(Lines of data)
* START *

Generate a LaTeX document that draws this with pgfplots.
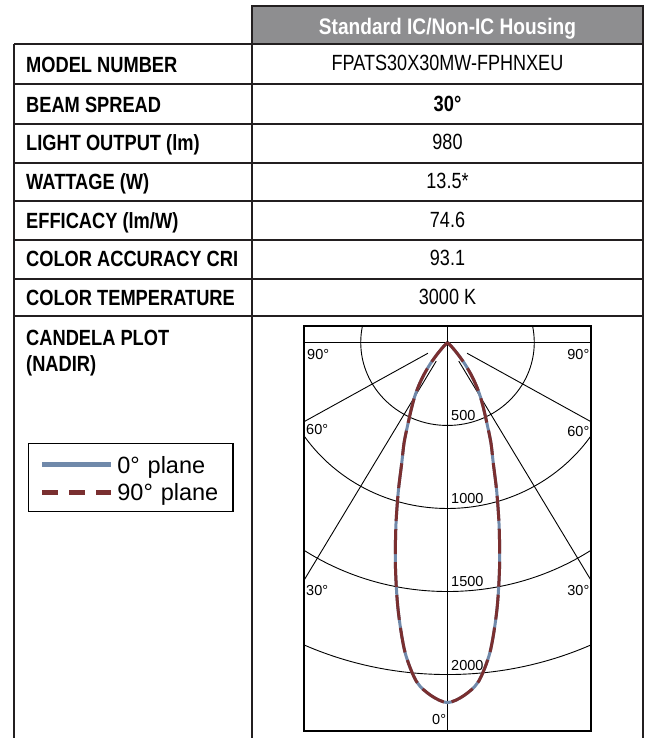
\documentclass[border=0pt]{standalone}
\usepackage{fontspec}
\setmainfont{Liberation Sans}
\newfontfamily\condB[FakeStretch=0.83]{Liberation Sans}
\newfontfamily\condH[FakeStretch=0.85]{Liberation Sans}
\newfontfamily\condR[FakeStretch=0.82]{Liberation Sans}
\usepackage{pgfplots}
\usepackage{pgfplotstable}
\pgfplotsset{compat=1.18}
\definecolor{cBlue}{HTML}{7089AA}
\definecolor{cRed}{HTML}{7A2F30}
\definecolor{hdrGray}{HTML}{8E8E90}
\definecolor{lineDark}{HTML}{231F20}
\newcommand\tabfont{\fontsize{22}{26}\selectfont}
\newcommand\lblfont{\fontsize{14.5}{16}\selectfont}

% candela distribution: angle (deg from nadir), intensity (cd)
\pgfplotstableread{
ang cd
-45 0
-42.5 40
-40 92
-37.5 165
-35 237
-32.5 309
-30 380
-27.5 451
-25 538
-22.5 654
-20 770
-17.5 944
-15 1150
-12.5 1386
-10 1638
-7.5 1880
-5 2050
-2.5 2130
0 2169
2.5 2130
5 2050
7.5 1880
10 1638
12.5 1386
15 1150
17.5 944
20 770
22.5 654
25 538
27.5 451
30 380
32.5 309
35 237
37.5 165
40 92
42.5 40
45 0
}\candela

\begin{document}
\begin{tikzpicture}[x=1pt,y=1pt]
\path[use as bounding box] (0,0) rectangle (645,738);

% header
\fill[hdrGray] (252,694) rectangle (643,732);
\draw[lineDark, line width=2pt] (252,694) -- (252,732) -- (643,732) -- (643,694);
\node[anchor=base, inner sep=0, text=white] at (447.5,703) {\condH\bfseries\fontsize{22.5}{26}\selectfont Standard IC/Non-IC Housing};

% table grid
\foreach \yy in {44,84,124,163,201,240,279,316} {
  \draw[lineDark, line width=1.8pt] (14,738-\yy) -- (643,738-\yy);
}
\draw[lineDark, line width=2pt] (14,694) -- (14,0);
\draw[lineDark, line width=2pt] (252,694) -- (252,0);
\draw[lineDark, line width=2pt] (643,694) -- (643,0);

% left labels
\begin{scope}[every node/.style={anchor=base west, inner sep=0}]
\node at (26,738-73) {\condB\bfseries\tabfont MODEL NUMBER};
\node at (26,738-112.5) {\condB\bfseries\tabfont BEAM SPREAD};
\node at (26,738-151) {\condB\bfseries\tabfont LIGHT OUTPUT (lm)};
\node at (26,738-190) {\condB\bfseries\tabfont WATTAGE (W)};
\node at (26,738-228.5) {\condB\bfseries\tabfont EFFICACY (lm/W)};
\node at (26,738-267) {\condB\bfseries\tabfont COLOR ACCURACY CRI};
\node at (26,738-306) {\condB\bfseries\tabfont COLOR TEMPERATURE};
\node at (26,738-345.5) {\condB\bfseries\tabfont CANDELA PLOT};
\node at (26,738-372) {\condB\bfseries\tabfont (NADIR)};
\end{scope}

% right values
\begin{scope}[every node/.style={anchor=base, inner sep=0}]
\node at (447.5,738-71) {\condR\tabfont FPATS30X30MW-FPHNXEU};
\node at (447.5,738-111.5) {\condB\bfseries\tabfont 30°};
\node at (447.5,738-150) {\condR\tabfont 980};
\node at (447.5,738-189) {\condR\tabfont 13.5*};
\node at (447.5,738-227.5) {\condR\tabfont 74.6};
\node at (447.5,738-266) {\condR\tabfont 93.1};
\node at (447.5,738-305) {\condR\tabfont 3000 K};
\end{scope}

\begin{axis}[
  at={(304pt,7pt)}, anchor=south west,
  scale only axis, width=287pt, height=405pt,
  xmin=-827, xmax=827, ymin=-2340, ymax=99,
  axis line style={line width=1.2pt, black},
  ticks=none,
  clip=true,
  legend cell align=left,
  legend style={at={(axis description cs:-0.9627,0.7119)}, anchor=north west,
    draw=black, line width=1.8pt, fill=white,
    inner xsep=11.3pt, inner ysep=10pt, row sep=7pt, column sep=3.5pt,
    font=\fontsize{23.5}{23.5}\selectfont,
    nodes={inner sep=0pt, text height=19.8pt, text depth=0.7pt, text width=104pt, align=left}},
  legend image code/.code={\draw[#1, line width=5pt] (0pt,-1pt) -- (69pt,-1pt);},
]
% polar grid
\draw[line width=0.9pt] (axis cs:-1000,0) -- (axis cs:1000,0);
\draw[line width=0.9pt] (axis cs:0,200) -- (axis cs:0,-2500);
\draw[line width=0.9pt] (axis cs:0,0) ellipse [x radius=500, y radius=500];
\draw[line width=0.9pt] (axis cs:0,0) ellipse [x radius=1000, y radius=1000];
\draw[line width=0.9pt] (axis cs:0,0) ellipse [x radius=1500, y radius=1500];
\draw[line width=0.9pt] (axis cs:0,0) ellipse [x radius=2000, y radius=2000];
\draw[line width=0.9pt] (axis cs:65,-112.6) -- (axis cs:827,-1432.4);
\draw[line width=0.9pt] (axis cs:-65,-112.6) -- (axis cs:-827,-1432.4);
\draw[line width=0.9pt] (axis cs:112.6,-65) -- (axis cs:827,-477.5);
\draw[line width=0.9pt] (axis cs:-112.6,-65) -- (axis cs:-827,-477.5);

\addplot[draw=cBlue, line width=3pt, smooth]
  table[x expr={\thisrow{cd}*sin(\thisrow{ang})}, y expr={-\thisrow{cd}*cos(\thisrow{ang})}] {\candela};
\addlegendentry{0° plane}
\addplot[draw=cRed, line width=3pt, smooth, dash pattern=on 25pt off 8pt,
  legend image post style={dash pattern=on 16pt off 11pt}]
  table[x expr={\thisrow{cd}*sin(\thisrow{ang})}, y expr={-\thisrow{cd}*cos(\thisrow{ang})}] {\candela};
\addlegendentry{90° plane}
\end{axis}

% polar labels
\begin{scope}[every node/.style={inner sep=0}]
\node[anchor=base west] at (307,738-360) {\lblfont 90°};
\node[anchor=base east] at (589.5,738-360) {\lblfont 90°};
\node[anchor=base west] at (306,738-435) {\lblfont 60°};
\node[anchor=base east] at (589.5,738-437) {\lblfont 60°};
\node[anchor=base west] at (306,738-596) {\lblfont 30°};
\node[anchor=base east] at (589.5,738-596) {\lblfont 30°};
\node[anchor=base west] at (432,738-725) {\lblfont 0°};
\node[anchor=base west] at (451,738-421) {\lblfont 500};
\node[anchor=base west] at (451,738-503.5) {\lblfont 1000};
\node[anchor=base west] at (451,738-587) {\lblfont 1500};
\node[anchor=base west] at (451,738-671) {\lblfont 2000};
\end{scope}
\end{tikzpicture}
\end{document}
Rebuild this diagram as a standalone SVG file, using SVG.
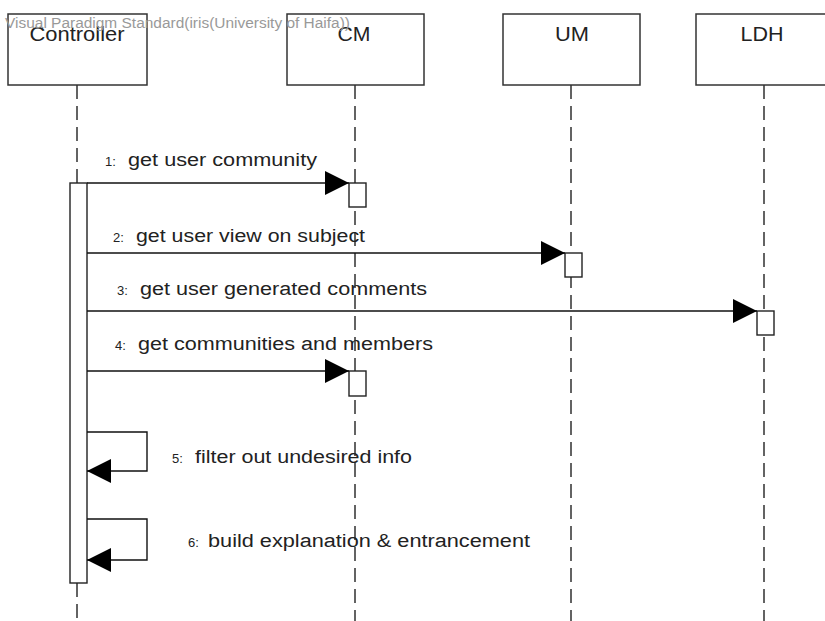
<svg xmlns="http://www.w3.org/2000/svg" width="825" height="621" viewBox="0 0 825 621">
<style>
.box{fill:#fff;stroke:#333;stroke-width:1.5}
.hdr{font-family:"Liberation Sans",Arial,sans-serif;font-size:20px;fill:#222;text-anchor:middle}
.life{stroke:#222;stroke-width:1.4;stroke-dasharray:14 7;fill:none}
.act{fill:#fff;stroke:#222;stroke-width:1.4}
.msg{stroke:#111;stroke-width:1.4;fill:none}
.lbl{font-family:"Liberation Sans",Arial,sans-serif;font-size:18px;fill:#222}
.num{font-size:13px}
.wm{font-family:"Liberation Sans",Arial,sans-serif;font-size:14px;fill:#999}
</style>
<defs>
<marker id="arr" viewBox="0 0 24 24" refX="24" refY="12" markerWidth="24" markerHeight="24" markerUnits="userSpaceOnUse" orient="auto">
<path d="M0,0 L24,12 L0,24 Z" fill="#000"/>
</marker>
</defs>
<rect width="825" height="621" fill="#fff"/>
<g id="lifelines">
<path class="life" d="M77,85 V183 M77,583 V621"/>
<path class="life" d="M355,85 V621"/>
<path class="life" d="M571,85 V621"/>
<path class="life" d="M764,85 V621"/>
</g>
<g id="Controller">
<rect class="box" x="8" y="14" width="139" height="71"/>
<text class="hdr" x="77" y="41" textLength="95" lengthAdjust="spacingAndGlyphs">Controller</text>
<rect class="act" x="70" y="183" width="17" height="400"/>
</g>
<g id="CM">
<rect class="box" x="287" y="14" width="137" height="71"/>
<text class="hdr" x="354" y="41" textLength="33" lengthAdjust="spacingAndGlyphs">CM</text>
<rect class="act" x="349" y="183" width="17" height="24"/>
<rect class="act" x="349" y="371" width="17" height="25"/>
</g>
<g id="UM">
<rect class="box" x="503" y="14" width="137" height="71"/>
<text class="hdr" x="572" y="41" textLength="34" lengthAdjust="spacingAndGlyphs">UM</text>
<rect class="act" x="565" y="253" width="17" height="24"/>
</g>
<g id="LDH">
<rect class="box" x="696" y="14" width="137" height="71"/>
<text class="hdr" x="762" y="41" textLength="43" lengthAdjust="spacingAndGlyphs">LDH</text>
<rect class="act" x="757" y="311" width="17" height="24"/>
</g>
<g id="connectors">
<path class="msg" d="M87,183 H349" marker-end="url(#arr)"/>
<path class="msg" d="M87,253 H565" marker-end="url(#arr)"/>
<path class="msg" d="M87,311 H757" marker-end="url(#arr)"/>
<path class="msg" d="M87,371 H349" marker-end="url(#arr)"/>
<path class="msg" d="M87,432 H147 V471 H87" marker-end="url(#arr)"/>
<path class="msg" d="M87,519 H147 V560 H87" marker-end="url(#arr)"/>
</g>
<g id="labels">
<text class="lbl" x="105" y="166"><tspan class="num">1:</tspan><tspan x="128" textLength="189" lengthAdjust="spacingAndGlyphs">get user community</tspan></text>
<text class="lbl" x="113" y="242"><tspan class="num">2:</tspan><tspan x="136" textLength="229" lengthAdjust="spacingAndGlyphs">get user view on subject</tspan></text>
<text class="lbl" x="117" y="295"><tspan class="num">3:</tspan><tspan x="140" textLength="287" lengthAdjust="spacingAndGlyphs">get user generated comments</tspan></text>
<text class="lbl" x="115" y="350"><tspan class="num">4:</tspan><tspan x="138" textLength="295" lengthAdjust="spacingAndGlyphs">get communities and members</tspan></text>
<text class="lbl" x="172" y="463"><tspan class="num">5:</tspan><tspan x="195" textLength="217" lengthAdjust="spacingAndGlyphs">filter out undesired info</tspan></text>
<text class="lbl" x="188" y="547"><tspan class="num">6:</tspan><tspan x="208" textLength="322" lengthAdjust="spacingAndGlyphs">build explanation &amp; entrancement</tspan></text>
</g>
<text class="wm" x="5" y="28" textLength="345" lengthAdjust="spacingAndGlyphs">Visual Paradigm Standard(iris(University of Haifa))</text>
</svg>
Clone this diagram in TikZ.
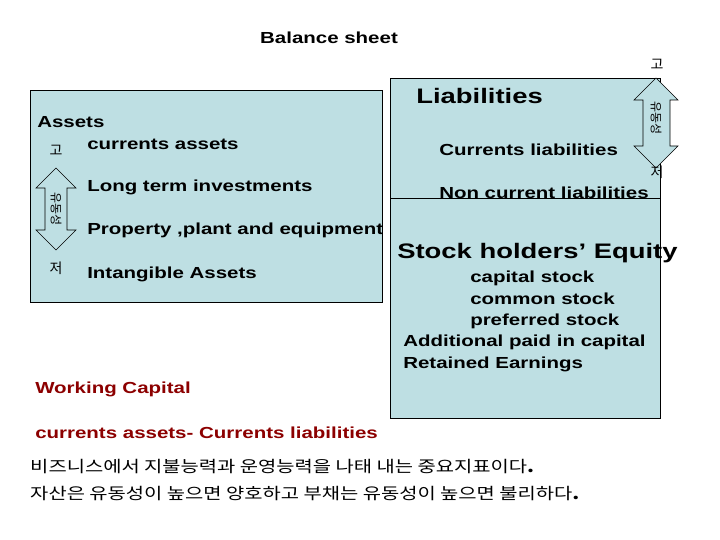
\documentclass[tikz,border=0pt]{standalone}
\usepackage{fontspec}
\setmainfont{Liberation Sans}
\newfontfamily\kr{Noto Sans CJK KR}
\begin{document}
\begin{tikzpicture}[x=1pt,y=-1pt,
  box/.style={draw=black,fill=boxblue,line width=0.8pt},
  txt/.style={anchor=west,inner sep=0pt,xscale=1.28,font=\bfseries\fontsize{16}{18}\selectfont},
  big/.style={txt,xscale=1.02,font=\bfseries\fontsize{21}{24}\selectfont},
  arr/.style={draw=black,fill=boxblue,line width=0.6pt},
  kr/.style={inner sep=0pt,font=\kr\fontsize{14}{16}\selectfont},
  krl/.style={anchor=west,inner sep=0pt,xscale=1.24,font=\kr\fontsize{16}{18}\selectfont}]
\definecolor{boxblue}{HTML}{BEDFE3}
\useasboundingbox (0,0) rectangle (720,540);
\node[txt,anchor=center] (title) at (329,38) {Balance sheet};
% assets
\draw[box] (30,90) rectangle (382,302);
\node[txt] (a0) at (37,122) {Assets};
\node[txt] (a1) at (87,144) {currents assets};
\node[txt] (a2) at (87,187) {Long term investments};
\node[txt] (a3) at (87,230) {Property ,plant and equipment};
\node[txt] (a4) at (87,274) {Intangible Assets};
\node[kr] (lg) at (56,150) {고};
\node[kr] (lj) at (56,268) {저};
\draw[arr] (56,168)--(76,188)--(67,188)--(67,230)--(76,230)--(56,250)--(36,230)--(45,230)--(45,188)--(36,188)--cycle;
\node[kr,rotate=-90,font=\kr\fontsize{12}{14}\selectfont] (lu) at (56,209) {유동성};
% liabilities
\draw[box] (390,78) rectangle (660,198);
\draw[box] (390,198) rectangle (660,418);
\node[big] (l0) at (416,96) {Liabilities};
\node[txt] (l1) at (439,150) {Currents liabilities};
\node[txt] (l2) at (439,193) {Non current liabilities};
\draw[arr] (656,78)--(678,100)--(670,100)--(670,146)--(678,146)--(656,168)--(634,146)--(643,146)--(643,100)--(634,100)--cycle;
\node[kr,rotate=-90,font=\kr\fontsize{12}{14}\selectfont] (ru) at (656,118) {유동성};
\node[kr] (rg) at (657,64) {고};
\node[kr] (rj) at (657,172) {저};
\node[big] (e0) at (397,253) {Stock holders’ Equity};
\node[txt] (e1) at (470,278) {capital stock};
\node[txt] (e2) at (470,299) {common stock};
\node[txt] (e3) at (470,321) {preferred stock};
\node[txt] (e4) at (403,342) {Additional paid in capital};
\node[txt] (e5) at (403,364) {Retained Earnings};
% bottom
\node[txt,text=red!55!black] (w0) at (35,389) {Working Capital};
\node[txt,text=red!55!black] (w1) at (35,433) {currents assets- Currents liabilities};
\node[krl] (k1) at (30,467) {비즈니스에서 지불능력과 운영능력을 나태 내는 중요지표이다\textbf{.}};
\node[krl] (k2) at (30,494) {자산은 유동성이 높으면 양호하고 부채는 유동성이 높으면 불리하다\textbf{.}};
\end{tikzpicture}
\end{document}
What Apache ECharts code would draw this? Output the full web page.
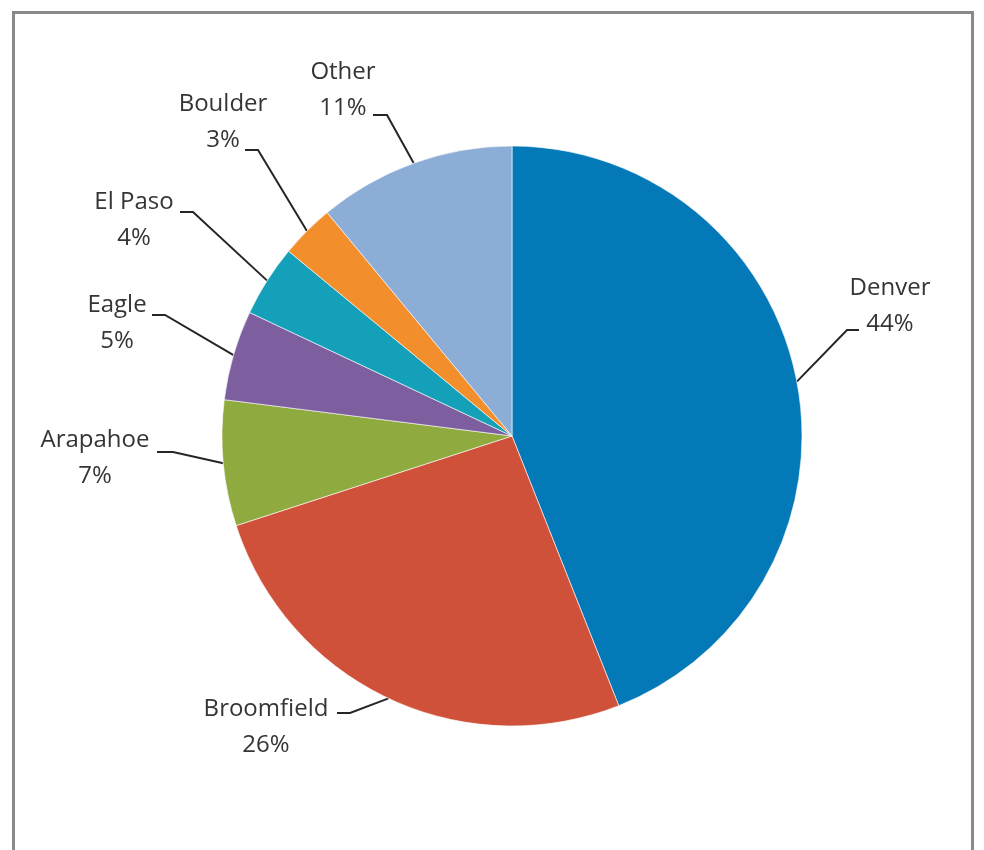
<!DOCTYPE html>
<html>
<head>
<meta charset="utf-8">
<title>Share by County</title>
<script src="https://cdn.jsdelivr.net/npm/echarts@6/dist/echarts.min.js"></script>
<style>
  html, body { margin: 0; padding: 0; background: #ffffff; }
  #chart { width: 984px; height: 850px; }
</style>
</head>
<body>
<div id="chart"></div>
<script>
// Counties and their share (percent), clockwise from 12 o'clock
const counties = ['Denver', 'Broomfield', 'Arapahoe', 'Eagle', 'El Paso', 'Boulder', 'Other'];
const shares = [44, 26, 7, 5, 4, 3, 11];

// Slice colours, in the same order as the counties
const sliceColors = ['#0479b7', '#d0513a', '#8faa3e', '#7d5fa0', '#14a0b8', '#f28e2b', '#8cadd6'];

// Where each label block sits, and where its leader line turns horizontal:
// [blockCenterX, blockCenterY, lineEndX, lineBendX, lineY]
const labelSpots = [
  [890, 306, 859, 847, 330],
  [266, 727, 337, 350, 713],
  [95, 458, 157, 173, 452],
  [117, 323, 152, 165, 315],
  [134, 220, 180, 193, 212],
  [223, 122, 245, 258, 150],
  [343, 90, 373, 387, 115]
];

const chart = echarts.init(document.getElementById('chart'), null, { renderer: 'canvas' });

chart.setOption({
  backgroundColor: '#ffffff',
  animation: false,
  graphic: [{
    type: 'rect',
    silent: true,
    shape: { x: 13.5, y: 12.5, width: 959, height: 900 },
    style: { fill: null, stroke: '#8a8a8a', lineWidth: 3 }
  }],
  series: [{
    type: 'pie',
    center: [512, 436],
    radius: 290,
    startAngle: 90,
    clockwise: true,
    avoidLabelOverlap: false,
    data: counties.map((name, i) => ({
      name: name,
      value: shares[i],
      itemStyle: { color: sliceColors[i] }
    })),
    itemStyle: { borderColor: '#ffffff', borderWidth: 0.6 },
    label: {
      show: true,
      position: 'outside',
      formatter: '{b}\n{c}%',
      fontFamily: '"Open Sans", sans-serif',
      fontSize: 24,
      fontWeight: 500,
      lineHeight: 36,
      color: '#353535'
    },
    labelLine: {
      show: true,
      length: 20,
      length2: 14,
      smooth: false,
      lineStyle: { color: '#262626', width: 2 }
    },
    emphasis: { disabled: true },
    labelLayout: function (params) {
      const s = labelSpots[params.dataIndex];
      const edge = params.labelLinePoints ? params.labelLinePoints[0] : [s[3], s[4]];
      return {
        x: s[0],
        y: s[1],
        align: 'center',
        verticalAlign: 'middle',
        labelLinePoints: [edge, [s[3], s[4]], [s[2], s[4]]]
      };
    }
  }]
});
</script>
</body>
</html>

* END *

WRITTEN INSTRUCTION: Copy every line from the entries that contains the word "standalone".

PROBLEM SOLUTION:
\documentclass[border=0pt]{standalone}
Rebuild this diagram as a standalone SVG file, using SVG.
\documentclass[tikz,border=0pt]{standalone}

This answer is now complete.